Grimshaw lived and worked during an interesting time in art history.  His contemporaries included, for example, Edgar Degas, Paul Gauguin, Vincent Van Gogh and James Abbott McNeill Whistler.  Grimshaw was not part of an avant-garde, had no particular or dramatic ‘story’ of his life, and he created little controversy.  Art history moved on without him – a great mistake even without the benefit of hindsight.  Now that representational painting and artistic expertise are having their own renaissance, Grimshaw once again is attracting notoriety.  A new retrospective exhibit called Atkinson Grimshaw – Painter of Moonlight is running from 16 April 2011 to 4 September 2011 at Mercer Art Gallery in Harrogate.

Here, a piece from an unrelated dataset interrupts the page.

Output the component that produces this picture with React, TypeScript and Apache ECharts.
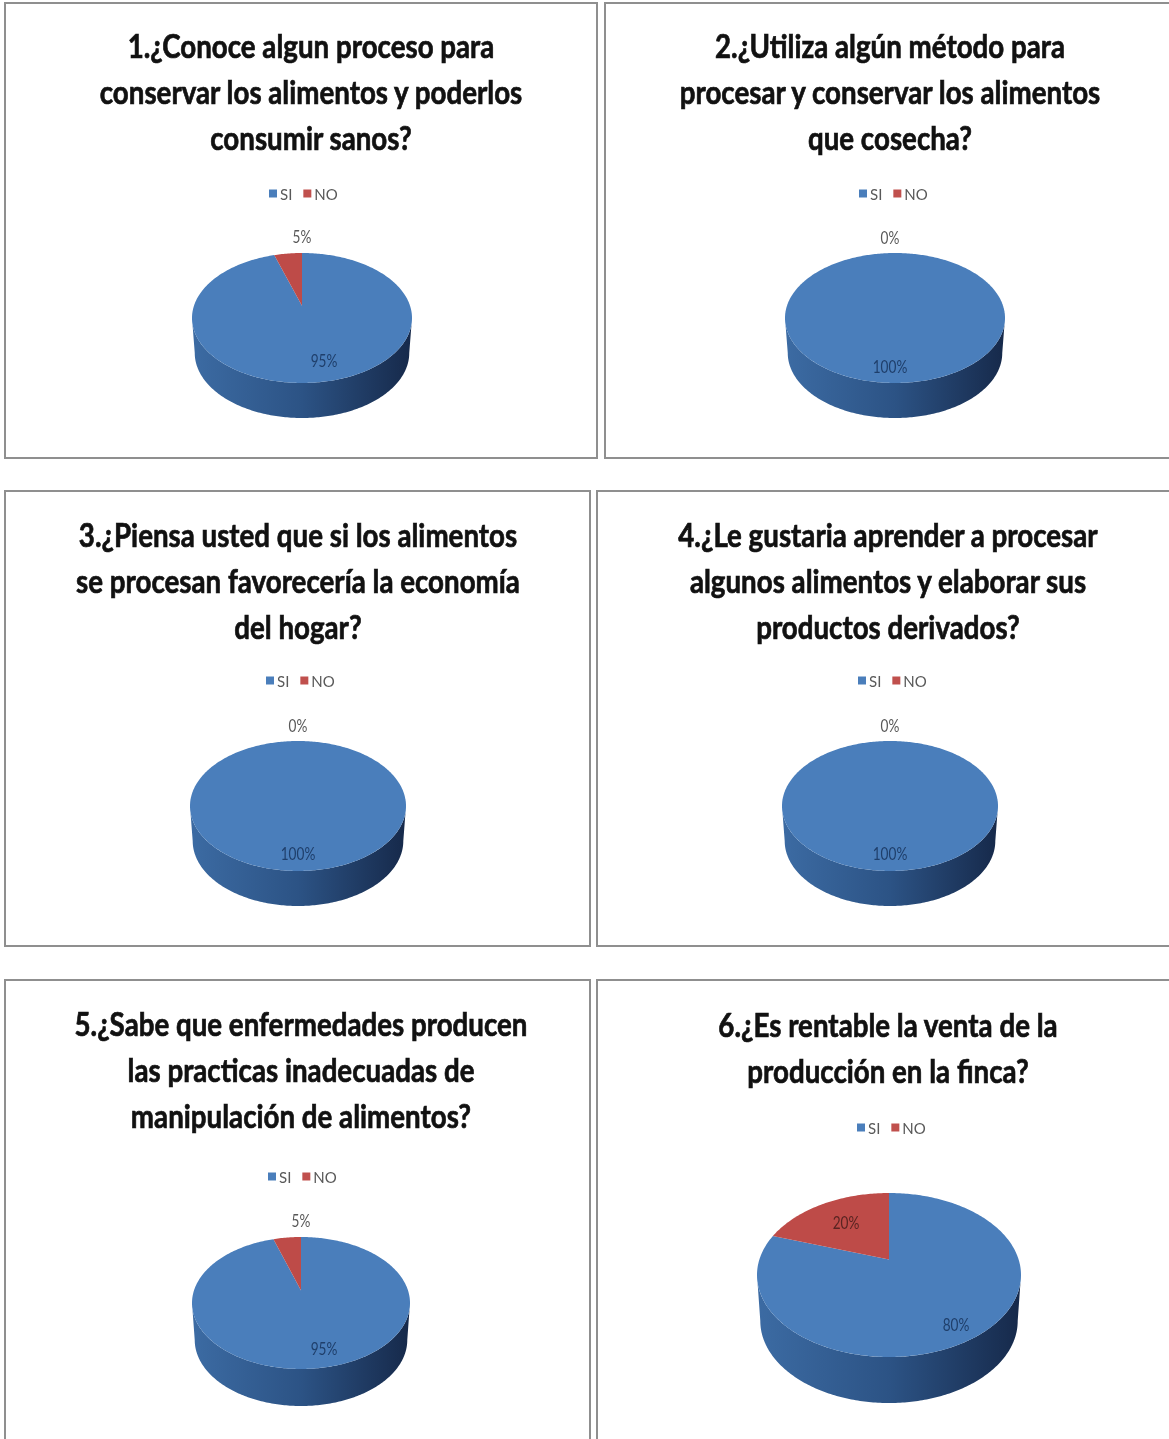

Let’s close the week with a look at Grimshaw’s November Moonlight.  The cold, grayish-blue of the moonlight illuminates this streetscape.  The rutted, damp road reflects this cold light, and the dead trees stand out in dramatic relief.  The cart rider is alone, which underscores the unforgiving nature of the season.  Everything about this picture says late autumn, chilly air and the onset of winter.  However, Grimshaw brings a vital element of life by employing yellowish light to the parlor windows, creating a sense of warmth, of hearth and of refuge.  The stone wall, however, which is clearly illuminated by the cold moon, separates our rider from the home – he is alone, with only the cold moonlight for company.
This is a type of painting seldom done today, filled with quiet mastery, human connection to landscape and sublime emotion.  We could do much worse than reconsidering John Atkinson Grimshaw.